Bir askerî savcıya göre, Genelkurmay askerî yargıyı kaptırmamak için adeta cephe savaşı veriyor. AYİM'in iki general ve bir amiral hakkında aldığı tartışmalı kararın ardından, yine yakınlarda komutanların Yüce Divan'da yargılanmalarında siyasi otoriteyi by-pass eden bir taslak metnin Başbakanlıktan döndüğünü öğrendik.

Aldığım bilgilere göre, Başbakanlık Kanunlar Genel Müdürlüğü, bu taslağı, nihai kararın sivil otoritelerce verileceği, bir başka deyişle komutanların, suç işlediklerinden şüphelenildiği hallerde Yüce Divan'da yargılanmalarına TSK'dan izin almaya gerek bıraktırmayacak şekilde yeniden düzenliyor. Bu düzenleme Bakanlar Kurulu'ndan geçtikten sonra Meclis'e sevk edilecek. Bu, demokratikleşme adına iyi bir haber.
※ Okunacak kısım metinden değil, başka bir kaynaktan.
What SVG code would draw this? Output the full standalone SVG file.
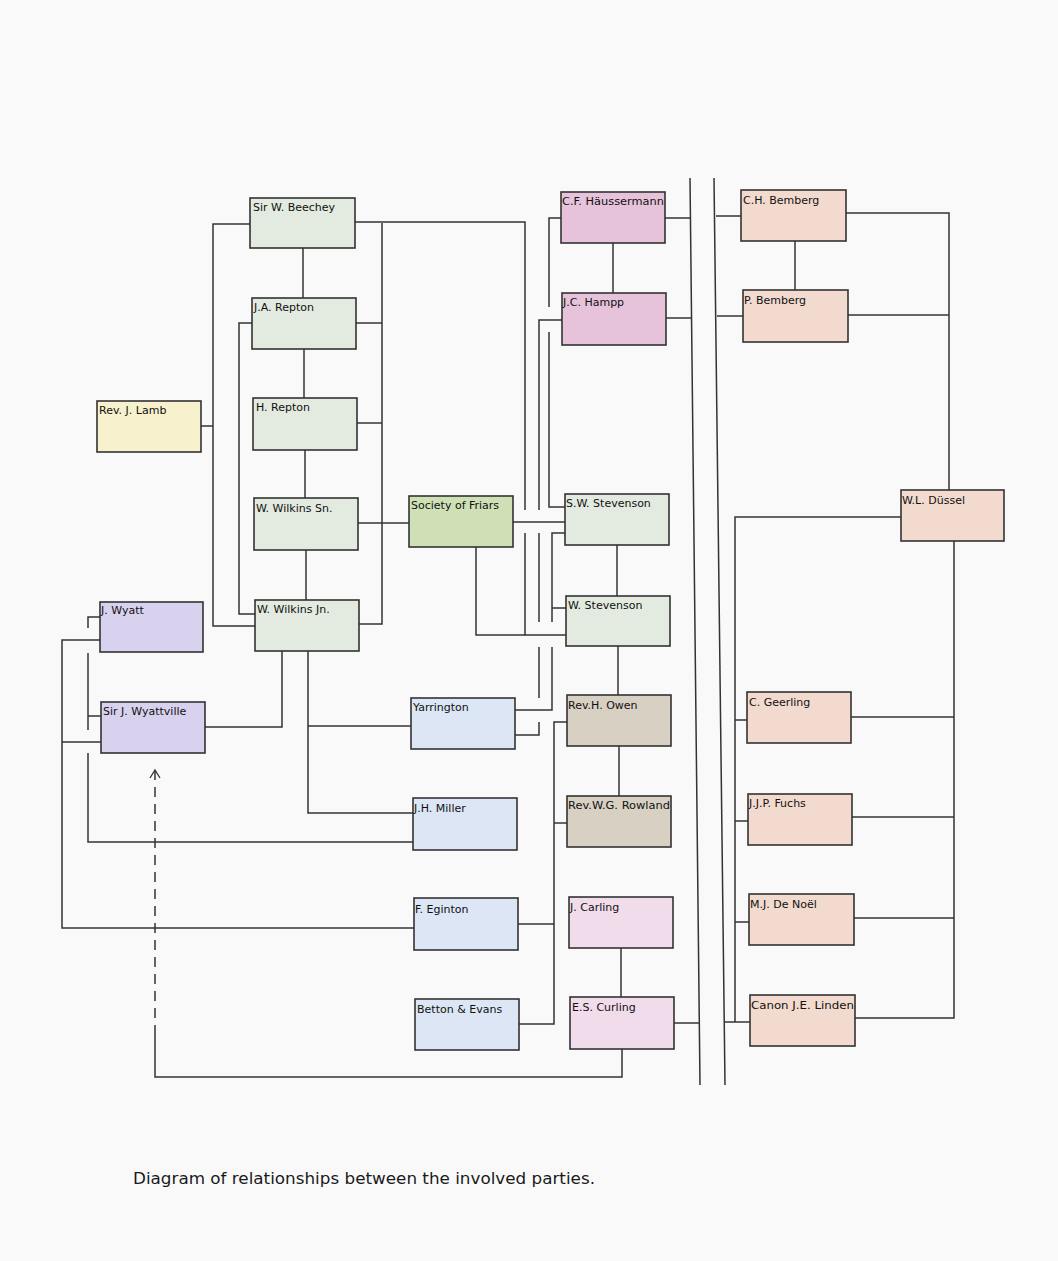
<svg xmlns="http://www.w3.org/2000/svg" width="1058" height="1261" viewBox="0 0 1058 1261">
<style>
.n rect{stroke:#333;stroke-width:1.6}
.n text{font-family:"DejaVu Sans","Liberation Sans",sans-serif;font-size:11px;fill:#111}
.g rect{fill:#e3eadf}
.y rect{fill:#f7f1cd}
.p rect{fill:#d8d2ef}
.f rect{fill:#cfe0b6}
.b rect{fill:#dce6f4}
.k rect{fill:#e6c3da}
.t rect{fill:#d9d0c4}
.l rect{fill:#f1dcec}
.s rect{fill:#f3dacf}
#connectors path{fill:none;stroke:#333;stroke-width:1.5}
#connectors .dash{stroke-dasharray:10 7}
.cap{font-family:"DejaVu Sans","Liberation Sans",sans-serif;font-size:15px;fill:#1a1a1a}
</style>
<defs>
<marker id="arr" viewBox="0 0 12 12" refX="10" refY="6" markerWidth="12" markerHeight="12" markerUnits="userSpaceOnUse" orient="auto">
<path d="M2,1 L10,6 L2,11" fill="none" stroke="#333" stroke-width="1.3"/>
</marker>
</defs>
<rect width="1058" height="1261" fill="#f9f9fa"/>

<g id="connectors">
<!-- dividers -->
<path d="M690,178 L700,1085"/>
<path d="M714,178 L725,1085"/>
<!-- left green column -->
<path d="M250,224 H213 V626 H255"/>
<path d="M201,426 H213"/>
<path d="M252,323 H239 V614 H255"/>
<path d="M382,223 V624 H359"/>
<path d="M356,323 H382"/>
<path d="M357,423 H382"/>
<path d="M358,523 H409"/>
<path d="M303,248 V298"/>
<path d="M304,349 V398"/>
<path d="M305,450 V498"/>
<path d="M306,550 V600"/>
<!-- middle bundle -->
<path d="M355,222 H525 V510"/>
<path d="M525,533 V635 H566"/>
<path d="M513,522 H565"/>
<path d="M476,547 V635 H525"/>
<path d="M562,320 H539 V510"/>
<path d="M539,533 V622"/>
<path d="M539,647 V698"/>
<path d="M539,722 V735 H515"/>
<path d="M561,218 H549 V307"/>
<path d="M549,332 V507 H565"/>
<path d="M565,533 H552 V622"/>
<path d="M552,647 V710 H515"/>
<path d="M552,608 H566"/>
<!-- Wilkins Jn down -->
<path d="M282,651 V727 H205"/>
<path d="M308,651 V813 H413"/>
<path d="M308,726 H411"/>
<!-- Wyatt -->
<path d="M100,617 H88 V628"/>
<path d="M88,653 V730"/>
<path d="M88,753 V842 H413"/>
<path d="M88,716 H101"/>
<path d="M100,640 H62 V928 H414"/>
<path d="M62,742 H101"/>
<!-- middle column -->
<path d="M613,243 V293"/>
<path d="M665,218 H691"/>
<path d="M666,318 H692"/>
<path d="M617,545 V596"/>
<path d="M618,646 V695"/>
<path d="M619,746 V796"/>
<path d="M621,948 V997"/>
<path d="M674,1023 H700"/>
<path d="M567,722 H554 V1024 H519"/>
<path d="M554,823 H567"/>
<path d="M518,924 H554"/>
<!-- Curling to Wyattville -->
<path d="M622,1049 V1077 H155 V1035"/>
<path class="dash" d="M155,1035 V770" marker-end="url(#arr)"/>
<!-- right side -->
<path d="M716,216 H741"/>
<path d="M717,316 H743"/>
<path d="M795,241 V290"/>
<path d="M846,213 H949 V490"/>
<path d="M848,315 H949"/>
<path d="M901,517 H735 V1022"/>
<path d="M725,1022 H750"/>
<path d="M735,720 H747"/>
<path d="M735,821 H748"/>
<path d="M735,922 H749"/>
<path d="M954,541 V1018 H855"/>
<path d="M851,717 H954"/>
<path d="M852,817 H954"/>
<path d="M854,918 H954"/>
</g>

<g id="n-beechey" class="n g"><rect x="250" y="198" width="105" height="50"/><text x="253" y="211">Sir W. Beechey</text></g>
<g id="n-jarepton" class="n g"><rect x="252" y="298" width="104" height="51"/><text x="254" y="311">J.A. Repton</text></g>
<g id="n-hrepton" class="n g"><rect x="253" y="398" width="104" height="52"/><text x="256" y="411">H. Repton</text></g>
<g id="n-wilkinssn" class="n g"><rect x="254" y="498" width="104" height="52"/><text x="256" y="512">W. Wilkins Sn.</text></g>
<g id="n-wilkinsjn" class="n g"><rect x="255" y="600" width="104" height="51"/><text x="257" y="613">W. Wilkins Jn.</text></g>
<g id="n-lamb" class="n y"><rect x="97" y="401" width="104" height="51"/><text x="99" y="414">Rev. J. Lamb</text></g>
<g id="n-jwyatt" class="n p"><rect x="100" y="602" width="103" height="50"/><text x="101" y="614">J. Wyatt</text></g>
<g id="n-wyattville" class="n p"><rect x="101" y="702" width="104" height="51"/><text x="103" y="715">Sir J. Wyattville</text></g>
<g id="n-friars" class="n f"><rect x="409" y="496" width="104" height="51"/><text x="411" y="509">Society of Friars</text></g>
<g id="n-yarrington" class="n b"><rect x="411" y="698" width="104" height="51"/><text x="413" y="711">Yarrington</text></g>
<g id="n-miller" class="n b"><rect x="413" y="798" width="104" height="52"/><text x="414" y="812">J.H. Miller</text></g>
<g id="n-eginton" class="n b"><rect x="414" y="898" width="104" height="52"/><text x="415" y="913">F. Eginton</text></g>
<g id="n-betton" class="n b"><rect x="415" y="999" width="104" height="51"/><text x="417" y="1013">Betton &amp; Evans</text></g>
<g id="n-haussermann" class="n k"><rect x="561" y="192" width="104" height="51"/><text x="562" y="205" textLength="102" lengthAdjust="spacingAndGlyphs">C.F. Häussermann</text></g>
<g id="n-hampp" class="n k"><rect x="562" y="293" width="104" height="52"/><text x="563" y="306">J.C. Hampp</text></g>
<g id="n-swstevenson" class="n g"><rect x="565" y="494" width="104" height="51"/><text x="566" y="507">S.W. Stevenson</text></g>
<g id="n-wstevenson" class="n g"><rect x="566" y="596" width="104" height="50"/><text x="568" y="609">W. Stevenson</text></g>
<g id="n-owen" class="n t"><rect x="567" y="695" width="104" height="51"/><text x="568" y="709">Rev.H. Owen</text></g>
<g id="n-rowland" class="n t"><rect x="567" y="796" width="104" height="51"/><text x="568" y="809" textLength="102" lengthAdjust="spacingAndGlyphs">Rev.W.G. Rowland</text></g>
<g id="n-jcarling" class="n l"><rect x="569" y="897" width="104" height="51"/><text x="570" y="911">J. Carling</text></g>
<g id="n-escurling" class="n l"><rect x="570" y="997" width="104" height="52"/><text x="572" y="1011">E.S. Curling</text></g>
<g id="n-chbemberg" class="n s"><rect x="741" y="190" width="105" height="51"/><text x="743" y="204">C.H. Bemberg</text></g>
<g id="n-pbemberg" class="n s"><rect x="743" y="290" width="105" height="52"/><text x="744" y="304">P. Bemberg</text></g>
<g id="n-dussel" class="n s"><rect x="901" y="490" width="103" height="51"/><text x="902" y="504">W.L. Düssel</text></g>
<g id="n-geerling" class="n s"><rect x="747" y="692" width="104" height="51"/><text x="749" y="706">C. Geerling</text></g>
<g id="n-fuchs" class="n s"><rect x="748" y="794" width="104" height="51"/><text x="749" y="807">J.J.P. Fuchs</text></g>
<g id="n-denoel" class="n s"><rect x="749" y="894" width="105" height="51"/><text x="750" y="908">M.J. De Noël</text></g>
<g id="n-linden" class="n s"><rect x="750" y="995" width="105" height="51"/><text x="751" y="1009" textLength="103" lengthAdjust="spacingAndGlyphs">Canon J.E. Linden</text></g>

<text class="cap" x="133" y="1184" textLength="462" lengthAdjust="spacingAndGlyphs">Diagram of relationships between the involved parties.</text>
</svg>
Seçim dönemi gözönüne alınarak, şu aşamada hükümet, Genelkurmayı MSB'ye bağlamak gibi fazla spekülasyona yol açabilecek adımlar yerine 1612 sayılı YAŞ Kanunu, AYİM Kanunu, TSK Personel Kanunu, Subay, Astsubay Sicil Yönetmelikleri gibi mevzuatta birkaç ufak tefek değişiklik yaparak üniformalı bürokrasiye yerini bildirir, onları olma gereken yere çeker.

Atatürk'ün kurduğu Cumhuriyefte "egemeni kayıtsız şartsız milletin," diyorsak eğer, siyasi iradeyi sivil bürokrasi üzerindeki gibi askerî bürokrasi üzerinde de tam hâkim hale getirecek bu adımlara hiçbir siyasi parti karşı çıkamaz, değil mi?